Ryan, here's an idea I had for something different for repairing and covering up your damage around that wheel well. I would straighten and repair the rip with an internal patch and then make a pair of art deco style aluminum fender skirts to put on both sides of the trailer that would be just tall enough to cover the rip in the skin and a bit longer for some style. Sort of a "hot rod customization" to make your own mark on it. I would make it the same gauge aluminum and roll the outside edge to a 1/2" radius which will allow you to hang the skirts on brackets, with a dzus fastener at the bottom in front of and behind the wheel to hold it on tight. I would also bead roll three long lines into it for some more strength and give it some style. Or you could look for some stainless trim to put there instead. Here's a few pics for a general idea of what I am talking about. Imagine something like these from a '37 Chevy only cut down in height. Or these on this '59 Impala that have nice shape and size to them that might flow better on the side of the trailer (but without all the doodads). Here are some Foxcraft skirts for '40s Chevies. You could cut out some cardboard templates to try out your ideas on the trailer to see how it would look. And you could keep using it without any downtime after you do the initial repairs. I had to throw these '34 Fords with skirts in because they just knocked me out when I ran across this site while looking for fender skirts.

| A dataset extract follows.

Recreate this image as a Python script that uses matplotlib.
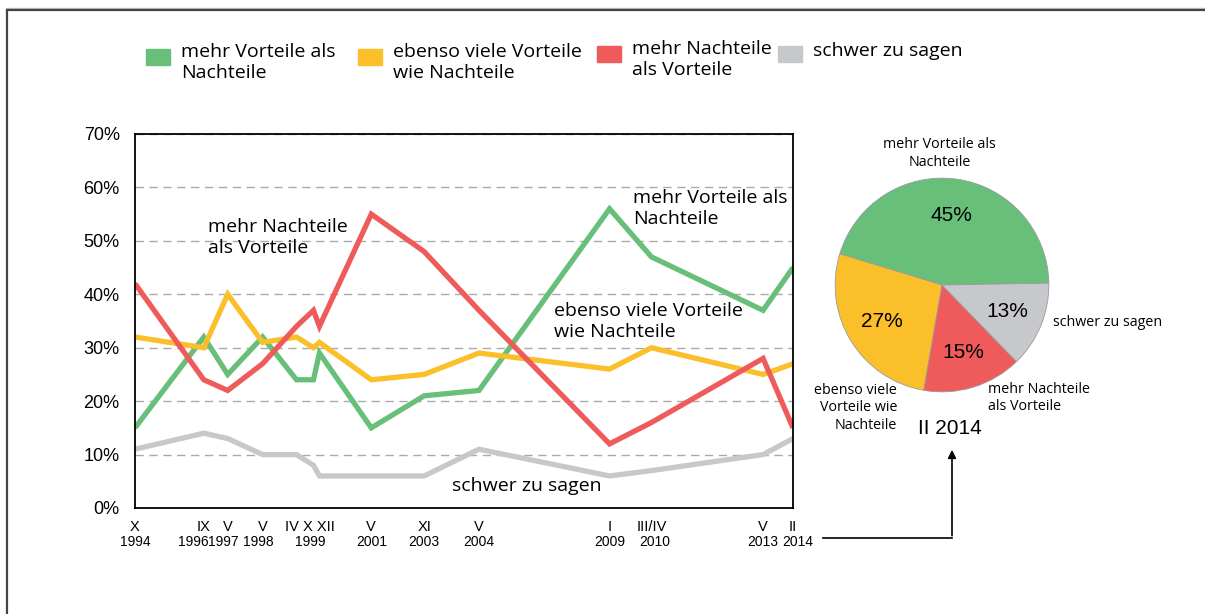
import matplotlib.pyplot as plt
from matplotlib.lines import Line2D
from matplotlib.patches import Rectangle, FancyArrowPatch

# survey waves (month, year) and their horizontal spacing as in the original chart
months = ['X', 'IX', 'V', 'V', 'IV', 'X', 'XII', 'V', 'XI', 'V', 'I', 'III/IV', 'V', 'II']
years = ['1994', '1996', '1997', '1998', '1999', '1999', '1999', '2001', '2003', '2004',
         '2009', '2010', '2013', '2014']
x_pos = [0, 6.9, 9.3, 12.8, 16.2, 17.9, 18.5, 23.7, 29.0, 34.5, 47.6, 51.8, 63.0, 66.0]

# answers in %
mehr_vorteile = [15, 32, 25, 32, 24, 24, 29, 15, 21, 22, 56, 47, 37, 45]
ebenso_viele = [32, 30, 40, 31, 32, 30, 31, 24, 25, 29, 26, 30, 25, 27]
mehr_nachteile = [42, 24, 22, 27, 34, 37, 34, 55, 48, 37, 12, 16, 28, 15]
schwer_zu_sagen = [11, 14, 13, 10, 10, 8, 6, 6, 6, 11, 6, 7, 10, 13]

legend_names = ['mehr Vorteile als\nNachteile', 'ebenso viele Vorteile\nwie Nachteile',
                'mehr Nachteile\nals Vorteile', 'schwer zu sagen']
colors = ['#67bf7a', '#fbbf2a', '#ef5b5b', '#c6c8cb']

# pie for II 2014
pie_values = [45, 27, 15, 13]
pie_names = ['mehr Vorteile als\nNachteile', 'ebenso viele\nVorteile wie\nNachteile',
             'mehr Nachteile\nals Vorteile', 'schwer zu sagen']

plt.rcParams['font.family'] = ['Liberation Sans', 'DejaVu Sans']
soft = ['Open Sans', 'DejaVu Sans']

W, H = 1205, 614
fig = plt.figure(figsize=(W / 100, H / 100), dpi=100)


def fx(px):
    return px / W


def fy(py):
    return 1 - py / H


# line chart
ax = fig.add_axes([fx(135), fy(508), fx(793) - fx(135), fy(134) - fy(508)])
for vals, c in zip([mehr_vorteile, ebenso_viele, mehr_nachteile, schwer_zu_sagen], colors):
    ax.plot(x_pos, vals, color=c, lw=3.8, solid_joinstyle='miter', solid_capstyle='butt')

ax.set_xlim(0, 66)
ax.set_ylim(0, 70)
ax.set_yticks(range(0, 71, 10))
ax.set_yticklabels([f'{v}%' for v in range(0, 71, 10)], fontsize=13)
ax.set_xticks([])
ax.tick_params(axis='y', length=0, pad=11)
ax.grid(axis='y', ls=(0, (6, 4)), color='#aaaaaa', lw=1)
ax.set_axisbelow(True)
for s in ax.spines.values():
    s.set_color('black')
    s.set_linewidth(1.3)

# x labels: group consecutive waves of the same year
year_shift = {'1996': -10, '1997': -4, '1998': -4, '2010': 3, '2014': 5}
groups = []
for x, m, y in zip(x_pos, months, years):
    if groups and groups[-1][2] == y:
        groups[-1][0].append(x)
        groups[-1][1].append(m)
    else:
        groups.append([[x], [m], y])
for xs, ms, y in groups:
    xc = sum(xs) / len(xs)
    ax.annotate(' '.join(ms), xy=(xc, 0), xycoords=('data', 'axes fraction'),
                xytext=(0, -19), textcoords='offset pixels', ha='center', va='center',
                fontsize=10.5, annotation_clip=False)
    ax.annotate(y, xy=(xc, 0), xycoords=('data', 'axes fraction'),
                xytext=(year_shift.get(y, 0), -34), textcoords='offset pixels',
                ha='center', va='center', fontsize=10, annotation_clip=False)

# series labels inside the chart
ax.text(7.3, 50.6, 'mehr Nachteile\nals Vorteile', family=soft, fontsize=14, va='center')
ax.text(50.0, 56.1, 'mehr Vorteile als\nNachteile', family=soft, fontsize=14, va='center')
ax.text(42.0, 34.9, 'ebenso viele Vorteile\nwie Nachteile', family=soft, fontsize=14, va='center')
ax.text(31.8, 4.1, 'schwer zu sagen', family=soft, fontsize=14, va='center')

# legend on top
legend_x = [146, 358, 597, 778]
legend_y = [57, 57, 54, 54]
for name, c, lx, ly in zip(legend_names, colors, legend_x, legend_y):
    fig.add_artist(Rectangle((fx(lx), fy(ly + 7.5)), fx(24), 15 / H, color=c,
                             transform=fig.transFigure))
    n_lines = name.count('\n') + 1
    ty = ly + 8.5 if n_lines == 2 else ly
    fig.text(fx(lx + 35), fy(ty - 3), name, family=soft,
             fontsize=14, va='center', ha='left')

# pie chart
pax = fig.add_axes([fx(942 - 109), fy(285 + 109), fx(218), 218 / H])
pax.pie(pie_values, colors=colors, startangle=1, counterclock=True,
        autopct='%d%%', pctdistance=0.66,
        wedgeprops=dict(edgecolor='#9a9a9a', linewidth=0.6),
        textprops=dict(fontsize=15))
pax.set_xlim(-1.02, 1.02)
pax.set_ylim(-1.02, 1.02)
pax.set_aspect('equal')
pax.text(-0.02, 1.23, pie_names[0], family=soft, fontsize=10.3, ha='center', va='center')
pax.text(-0.42, -1.15, pie_names[1], family=soft, fontsize=10.3, ha='right', va='center',
         multialignment='right')
pax.text(0.43, -1.06, pie_names[2], family=soft, fontsize=10.3, ha='left', va='center')
pax.text(1.04, -0.355, pie_names[3], family=soft, fontsize=10.3, ha='left', va='center')
pax.text(0.075, -1.34, 'II 2014', fontsize=15, ha='center', va='center')

# arrow from the last wave to the pie
fig.add_artist(Line2D([fx(823), fx(952)], [fy(538), fy(538)], color='black', lw=1.2,
                      transform=fig.transFigure))
fig.add_artist(FancyArrowPatch((fx(952), fy(538.5)), (fx(952), fy(447)), arrowstyle='-|>',
                               mutation_scale=12, color='black', lw=1.2,
                               transform=fig.transFigure))

# frame of the original page
fig.add_artist(Line2D([fx(7), 1], [fy(7.5), fy(7.5)], color='#c0c0c0', lw=1,
                      transform=fig.transFigure))
fig.add_artist(Line2D([fx(7), 1], [fy(9.5), fy(9.5)], color='#444444', lw=1.6,
                      transform=fig.transFigure))
fig.add_artist(Line2D([fx(7), fx(7)], [fy(9.5), 0], color='#444444', lw=1.6,
                      transform=fig.transFigure))

fig.savefig('out.png', dpi=100)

Ryan, I will be cutting out those panels on another clipper next week. I will send you a paper template of the three pieces. The brakes on these 70 year old trailers are scary at best. There is a company out here that makes a drop axle in one day in Anaheim CA
Progressive is taking care of all the damages minus the hub... They've been pretty good about it. The only thing is, they won't really let me fix it. Essentially, if I fix it they will give me somewhere around $300 after the deductible. However, if I have a shop (I found a guy with a really great reputation in the DFW area) fix it, I pay the deductible and Progressive pays for everything over that. I think it's gonna be around $3k. I'm cool with it... I just really wanted to use this thing at the HAMB Drags and it doesn't look like I will be able to now.
dang, would have made a great Mobil Command Center. the repair place going to let you take pics for a post?
That's pretty awesome overall. Good info on the insurance BS. Sounds like they may be taking care of you in the end. Plus its too fricken hot to camp right now anyhow.
Bummer it’s not going to make the drags but at least insurance isn’t dicking you around. Really enjoying this thread.